Retyped 10/14/02 by Anita Butler


Henry County Signal – October 29, 1942   Thursday – Napoleon, Ohio

FIRST G.O.P. BOARD — THEY’LL VOTE TUESDAY

Richard Nelson —   J.F. Veigel — George Wolf

There’s an old bromide and it’s a truism too – that ‘history repeats’, meaning that it takes a Republican administration to clean up after Democratic mismanagement.

The people turned to Abraham Lincoln, the first republican president to guide the nation through the internal strife of ’61 to ’65. The post World War I indebtedness was a record breaker up to that time and Presidents Coolidge and Hoover succeeded in whittling it down appreciably. Then the Democrats took control and from its inception all the nation’s debts rolled into one looks picayunish compared to the present red ink figures. It will be a Republican that will have to pare that down.

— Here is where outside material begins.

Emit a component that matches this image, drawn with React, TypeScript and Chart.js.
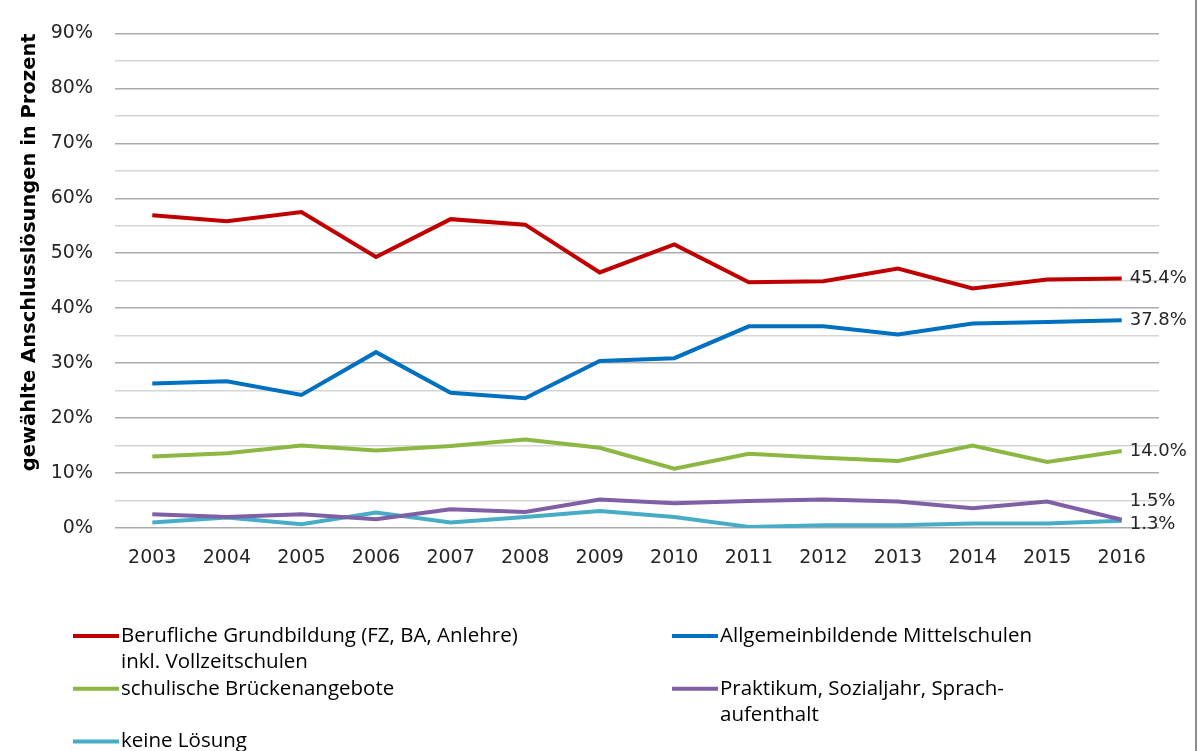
import { useEffect, useRef } from "react";
import { Chart, registerables } from "chart.js";

Chart.register(...registerables);

// Jahre der Schulabgänger
const YEARS = ["2003", "2004", "2005", "2006", "2007", "2008", "2009", "2010", "2011", "2012", "2013", "2014", "2015", "2016"];

// Anteile der gewählten Anschlusslösungen in Prozent
const BERUFLICHE_GRUNDBILDUNG = [56.9, 55.8, 57.5, 49.3, 56.2, 55.2, 46.5, 51.6, 44.7, 44.9, 47.2, 43.6, 45.2, 45.4];
const MITTELSCHULEN = [26.3, 26.7, 24.2, 32.0, 24.6, 23.6, 30.4, 30.9, 36.7, 36.7, 35.2, 37.2, 37.5, 37.8];
const BRUECKENANGEBOTE = [13.0, 13.6, 15.0, 14.1, 14.9, 16.1, 14.6, 10.8, 13.5, 12.8, 12.2, 15.0, 12.0, 14.0];
const PRAKTIKUM = [2.5, 2.0, 2.5, 1.6, 3.4, 2.9, 5.2, 4.5, 4.9, 5.2, 4.8, 3.6, 4.8, 1.5];
const KEINE_LOESUNG = [1.0, 1.9, 0.7, 2.8, 1.0, 2.0, 3.1, 2.0, 0.2, 0.5, 0.5, 0.8, 0.8, 1.3];

const SERIES_LABELS = [
  "Berufliche Grundbildung (FZ, BA, Anlehre)\ninkl. Vollzeitschulen",
  "Allgemeinbildende Mittelschulen",
  "schulische Brückenangebote",
  "Praktikum, Sozialjahr, Sprach-\naufenthalt",
  "keine Lösung",
];
const SERIES_COLORS = ["#C00000", "#0070C0", "#8DB743", "#7F5FA6", "#47ADC7"];
const Y_TITLE = "gewählte Anschlusslösungen in Prozent";

const TICK_FONT = { family: "'DejaVu Sans', Verdana, sans-serif", size: 19 };
const LEGEND_FONT = "20.5px 'Open Sans', sans-serif";

// Wert am Ende jeder Linie, rechts neben dem letzten Punkt
const endLabels = {
  id: "endLabels",
  afterDatasetsDraw(chart: any, _args: any, opts: any) {
    const { ctx } = chart;
    const shift: number[] = opts.shift || [];
    ctx.save();
    ctx.font = "18px 'DejaVu Sans', Verdana, sans-serif";
    ctx.fillStyle = "#262626";
    ctx.textAlign = "left";
    ctx.textBaseline = "middle";
    chart.data.datasets.forEach((ds: any, i: number) => {
      const meta = chart.getDatasetMeta(i);
      const last = meta.data[meta.data.length - 1];
      const v = ds.data[ds.data.length - 1];
      ctx.fillText(v.toFixed(1) + "%", last.x + 8, last.y + (shift[i] || 0));
    });
    ctx.restore();
  },
};

// Legende in zwei Spalten unterhalb der Grafik, mit mehrzeiligen Einträgen
const columnLegend = {
  id: "columnLegend",
  afterDraw(chart: any, _args: any, opts: any) {
    const { ctx } = chart;
    const cols: number[] = opts.columns;
    const lineH: number = opts.lineHeight;
    let rowY: number = opts.top;
    ctx.save();
    ctx.font = LEGEND_FONT;
    ctx.textBaseline = "middle";
    ctx.textAlign = "left";
    const items = chart.data.datasets.map((ds: any) => ({ lines: String(ds.label).split("\n"), color: ds.borderColor }));
    for (let i = 0; i < items.length; i += cols.length) {
      let rowLines = 1;
      for (let c = 0; c < cols.length && i + c < items.length; c++) {
        const it = items[i + c];
        const x = cols[c];
        ctx.strokeStyle = it.color;
        ctx.lineWidth = 4;
        ctx.beginPath();
        ctx.moveTo(x, rowY);
        ctx.lineTo(x + 46, rowY);
        ctx.stroke();
        ctx.fillStyle = "#000000";
        it.lines.forEach((t: string, k: number) => ctx.fillText(t, x + 48, rowY + k * lineH));
        rowLines = Math.max(rowLines, it.lines.length);
      }
      rowY += rowLines * lineH;
    }
    // Rahmenlinie rechts
    ctx.fillStyle = "#8C8C8C";
    ctx.fillRect(chart.width - 5, 0, 2, chart.height);
    ctx.restore();
  },
};

export default function App() {
  const canvasRef = useRef<HTMLCanvasElement | null>(null);

  useEffect(() => {
    if (!canvasRef.current) return;
    const seriesValues = [BERUFLICHE_GRUNDBILDUNG, MITTELSCHULEN, BRUECKENANGEBOTE, PRAKTIKUM, KEINE_LOESUNG];
    const chart = new Chart(canvasRef.current, {
      type: "line",
      data: {
        labels: YEARS,
        datasets: seriesValues.map((vals, i) => ({
          label: SERIES_LABELS[i],
          data: vals,
          borderColor: SERIES_COLORS[i],
          backgroundColor: SERIES_COLORS[i],
          borderWidth: 4,
          pointRadius: 0,
          tension: 0,
          fill: false,
        })),
      },
      plugins: [endLabels, columnLegend],
      options: {
        animation: false,
        responsive: true,
        maintainAspectRatio: false,
        layout: { padding: { left: 0, top: 30, right: 41, bottom: 0 } },
        plugins: {
          legend: { display: false },
          tooltip: { enabled: false },
          endLabels: { shift: [0, 0, 0, -18, 3] },
          columnLegend: { columns: [73, 672], top: 636, lineHeight: 26.4 },
        } as any,
        scales: {
          x: {
            offset: true,
            grid: { display: false, drawTicks: false },
            border: { display: false },
            ticks: { color: "#262626", font: TICK_FONT, padding: 19, maxRotation: 0 },
            afterFit: (s: any) => {
              s.height = 223;
            },
          },
          y: {
            min: 0,
            max: 90,
            border: { display: false },
            grid: {
              drawTicks: false,
              lineWidth: 1.5,
              color: (c: any) => (c.tick && c.tick.value % 10 === 0 ? "#ABABAB" : "#D6D6D6"),
            },
            ticks: {
              stepSize: 5,
              padding: 22,
              color: "#262626",
              font: TICK_FONT,
              callback: (v: any) => (Number(v) % 10 === 0 ? v + "%" : ""),
            },
            title: {
              display: true,
              text: Y_TITLE,
              align: "end",
              color: "#000000",
              font: { family: "'DejaVu Sans', Verdana, sans-serif", size: 19.5, weight: "bold" },
              padding: { top: 18, bottom: 0 },
            },
            afterFit: (s: any) => {
              s.width = 115;
            },
          },
        },
      },
    });
    return () => chart.destroy();
  }, []);

  return (
    <div style={{ position: "absolute", left: 0, top: 0, width: 1200, height: 751, background: "#ffffff" }}>
      <canvas ref={canvasRef} />
    </div>
  );
}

And so it is in Ohio. It took Gov. John Bricker to clean up the $17,000,000 school fund deficit inherited from the Davy regime.

All of which leads up to the clean-up inaugurated by the trio of Henry county commissioners pictured above. By strict economy, honesty and sound business judgment they paid off a gigantic county debt incurred by their Democratic predecessors.

They are still with us and we’re proud of them. First, there’s Geo. Wolf, born in Defiance county March 10, 1860, but a resident of Henry County for 80 years. Living now on Haly Ave. Richard Nelson is a native Hollander, born October 22, 1852. He, too, has been a resident of Henry County for many years and now lives with his son Martin. J.F. (Fred) Veigel was born in Napoleon Township Feb. 12, 1867, now living at 712 Tyler Street, Napoleon.

This triumvirate of Republican commissioners set a splendid example for future commissioners to emulate.